Write out the data again exactly, skipping every picture.

═════ Source records

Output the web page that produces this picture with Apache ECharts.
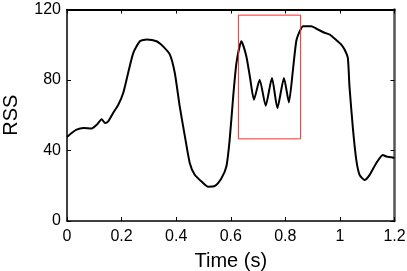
<!DOCTYPE html>
<html><head><meta charset="utf-8">
<script src="https://cdn.jsdelivr.net/npm/echarts@6/dist/echarts.min.js"></script>
<style>html,body{margin:0;padding:0;background:#fff}#c{width:407px;height:271px}</style>
</head><body><div id="c"></div>
<script>
const timeS = [0,0.017,0.035,0.060,0.090,0.109,0.127,0.139,0.151,0.169,0.188,0.206,0.224,0.243,0.267,0.292,0.328,0.352,0.377,0.395,0.413,0.432,0.450,0.468,0.493,0.517,0.542,0.566,0.584,0.596,0.609,0.621,0.639,0.657,0.670,0.685,0.706,0.728,0.751,0.771,0.795,0.813,0.828,0.840,0.853,0.865,0.895,0.920,0.944,0.962,0.987,1.005,1.017,1.029,1.035,1.048,1.060,1.072,1.090,1.109,1.133,1.157,1.170,1.188,1.2];
const rss = [47.6,49.9,51.8,52.7,52.5,54.6,57.8,55.6,56.5,61.3,66,72.6,84,95.4,102,103,102,99.1,94.4,84,65,48,32.8,26.2,22.4,19.5,19.9,24.3,30.9,46,70.7,89.7,102,93.5,82,68.8,80.2,65.4,81.2,64.1,81.2,67.3,85.9,102,107.7,110.5,110.5,108.6,106.8,105.8,102.6,100.1,97.3,92.5,76.4,51.8,34.7,26.2,23.3,26.2,32.8,37.5,36.6,36.2,35.7];
const boxX = [0.628, 0.856];
const boxY = [46.6, 116.8];
const xTicks = [0, 1.2, 0.2];
const yTicks = [0, 120, 40];

const chart = echarts.init(document.getElementById('c'));
const font = 'Liberation Sans, Arial, Helvetica, sans-serif';
const fmtX = v => String(Math.round(v*10)/10);
const boxPts = [[boxX[0],boxY[0]],[boxX[1],boxY[0]],[boxX[1],boxY[1]],[boxX[0],boxY[1]],[boxX[0],boxY[0]]];
chart.setOption({
  animation: false,
  grid: {left: 67, right: 12.5, top: 9.5, bottom: 50, containLabel: false, outerBoundsMode: 'none'},
  xAxis: [{
    type: 'value', min: xTicks[0], max: xTicks[1], interval: xTicks[2],
    name: 'Time (s)', nameLocation: 'middle', nameGap: 30,
    nameTextStyle: {fontFamily: font, fontSize: 20, color: '#000'},
    axisLine: {onZero: false, lineStyle: {color: '#000', width: 1.5}},
    axisTick: {inside: true, length: 4, lineStyle: {color: '#000'}},
    axisLabel: {fontFamily: font, fontSize: 16, color: '#000', margin: 8, formatter: fmtX},
    splitLine: {show: false}
  }, {
    type: 'value', position: 'top', min: xTicks[0], max: xTicks[1], interval: xTicks[2],
    axisLine: {show: true, onZero: false, lineStyle: {color: '#000', width: 2}},
    axisTick: {show: true, inside: true, length: 4, lineStyle: {color: '#000'}},
    axisLabel: {show: false}, splitLine: {show: false}
  }],
  yAxis: [{
    type: 'value', min: yTicks[0], max: yTicks[1], interval: yTicks[2],
    name: 'RSS', nameLocation: 'middle', nameGap: 46, nameRotate: 90,
    nameTextStyle: {fontFamily: font, fontSize: 20, color: '#000'},
    axisLine: {show: true, onZero: false, lineStyle: {color: '#000', width: 1.5}},
    axisTick: {show: true, inside: true, length: 4, lineStyle: {color: '#000'}},
    axisLabel: {fontFamily: font, fontSize: 16, color: '#000', margin: 6},
    splitLine: {show: false}
  }, {
    type: 'value', position: 'right', min: yTicks[0], max: yTicks[1], interval: yTicks[2],
    axisLine: {show: true, onZero: false, lineStyle: {color: '#555', width: 2.5}},
    axisTick: {show: true, inside: true, length: 4, lineStyle: {color: '#000'}},
    axisLabel: {show: false}, splitLine: {show: false}
  }],
  series: [{
    type: 'line', xAxisIndex: 0, yAxisIndex: 0,
    data: timeS.map((t, i) => [t, rss[i]]),
    showSymbol: false, symbol: 'none', smooth: 0.2,
    lineStyle: {color: '#000', width: 2}
  }, {
    type: 'line', xAxisIndex: 1, yAxisIndex: 1,
    data: boxPts, showSymbol: false, symbol: 'none', silent: true,
    lineStyle: {color: '#ff2a2a', width: 1}
  }]
});
</script></body></html>
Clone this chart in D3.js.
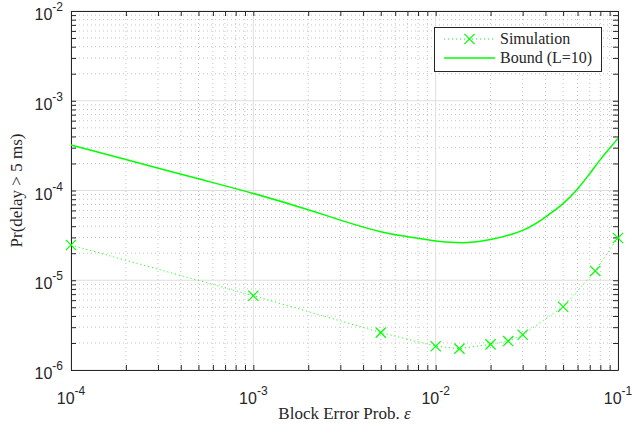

══════════

_Right answer_
Output the web page that produces this picture with Apache ECharts.
<!DOCTYPE html>
<html><head><meta charset="utf-8">
<script src="https://cdn.jsdelivr.net/npm/echarts@6/dist/echarts.min.js"></script>
<style>html,body{margin:0;padding:0;background:#fff}#c{width:407px;height:271px}</style>
</head><body><div id="c"></div>
<script>
const timeS = [0,0.017,0.035,0.060,0.090,0.109,0.127,0.139,0.151,0.169,0.188,0.206,0.224,0.243,0.267,0.292,0.328,0.352,0.377,0.395,0.413,0.432,0.450,0.468,0.493,0.517,0.542,0.566,0.584,0.596,0.609,0.621,0.639,0.657,0.670,0.685,0.706,0.728,0.751,0.771,0.795,0.813,0.828,0.840,0.853,0.865,0.895,0.920,0.944,0.962,0.987,1.005,1.017,1.029,1.035,1.048,1.060,1.072,1.090,1.109,1.133,1.157,1.170,1.188,1.2];
const rss = [47.6,49.9,51.8,52.7,52.5,54.6,57.8,55.6,56.5,61.3,66,72.6,84,95.4,102,103,102,99.1,94.4,84,65,48,32.8,26.2,22.4,19.5,19.9,24.3,30.9,46,70.7,89.7,102,93.5,82,68.8,80.2,65.4,81.2,64.1,81.2,67.3,85.9,102,107.7,110.5,110.5,108.6,106.8,105.8,102.6,100.1,97.3,92.5,76.4,51.8,34.7,26.2,23.3,26.2,32.8,37.5,36.6,36.2,35.7];
const boxX = [0.628, 0.856];
const boxY = [46.6, 116.8];
const xTicks = [0, 1.2, 0.2];
const yTicks = [0, 120, 40];

const chart = echarts.init(document.getElementById('c'));
const font = 'Liberation Sans, Arial, Helvetica, sans-serif';
const fmtX = v => String(Math.round(v*10)/10);
const boxPts = [[boxX[0],boxY[0]],[boxX[1],boxY[0]],[boxX[1],boxY[1]],[boxX[0],boxY[1]],[boxX[0],boxY[0]]];
chart.setOption({
  animation: false,
  grid: {left: 67, right: 12.5, top: 9.5, bottom: 50, containLabel: false, outerBoundsMode: 'none'},
  xAxis: [{
    type: 'value', min: xTicks[0], max: xTicks[1], interval: xTicks[2],
    name: 'Time (s)', nameLocation: 'middle', nameGap: 30,
    nameTextStyle: {fontFamily: font, fontSize: 20, color: '#000'},
    axisLine: {onZero: false, lineStyle: {color: '#000', width: 1.5}},
    axisTick: {inside: true, length: 4, lineStyle: {color: '#000'}},
    axisLabel: {fontFamily: font, fontSize: 16, color: '#000', margin: 8, formatter: fmtX},
    splitLine: {show: false}
  }, {
    type: 'value', position: 'top', min: xTicks[0], max: xTicks[1], interval: xTicks[2],
    axisLine: {show: true, onZero: false, lineStyle: {color: '#000', width: 2}},
    axisTick: {show: true, inside: true, length: 4, lineStyle: {color: '#000'}},
    axisLabel: {show: false}, splitLine: {show: false}
  }],
  yAxis: [{
    type: 'value', min: yTicks[0], max: yTicks[1], interval: yTicks[2],
    name: 'RSS', nameLocation: 'middle', nameGap: 46, nameRotate: 90,
    nameTextStyle: {fontFamily: font, fontSize: 20, color: '#000'},
    axisLine: {show: true, onZero: false, lineStyle: {color: '#000', width: 1.5}},
    axisTick: {show: true, inside: true, length: 4, lineStyle: {color: '#000'}},
    axisLabel: {fontFamily: font, fontSize: 16, color: '#000', margin: 6},
    splitLine: {show: false}
  }, {
    type: 'value', position: 'right', min: yTicks[0], max: yTicks[1], interval: yTicks[2],
    axisLine: {show: true, onZero: false, lineStyle: {color: '#555', width: 2.5}},
    axisTick: {show: true, inside: true, length: 4, lineStyle: {color: '#000'}},
    axisLabel: {show: false}, splitLine: {show: false}
  }],
  series: [{
    type: 'line', xAxisIndex: 0, yAxisIndex: 0,
    data: timeS.map((t, i) => [t, rss[i]]),
    showSymbol: false, symbol: 'none', smooth: 0.2,
    lineStyle: {color: '#000', width: 2}
  }, {
    type: 'line', xAxisIndex: 1, yAxisIndex: 1,
    data: boxPts, showSymbol: false, symbol: 'none', silent: true,
    lineStyle: {color: '#ff2a2a', width: 1}
  }]
});
</script></body></html>
Clone this chart in D3.js.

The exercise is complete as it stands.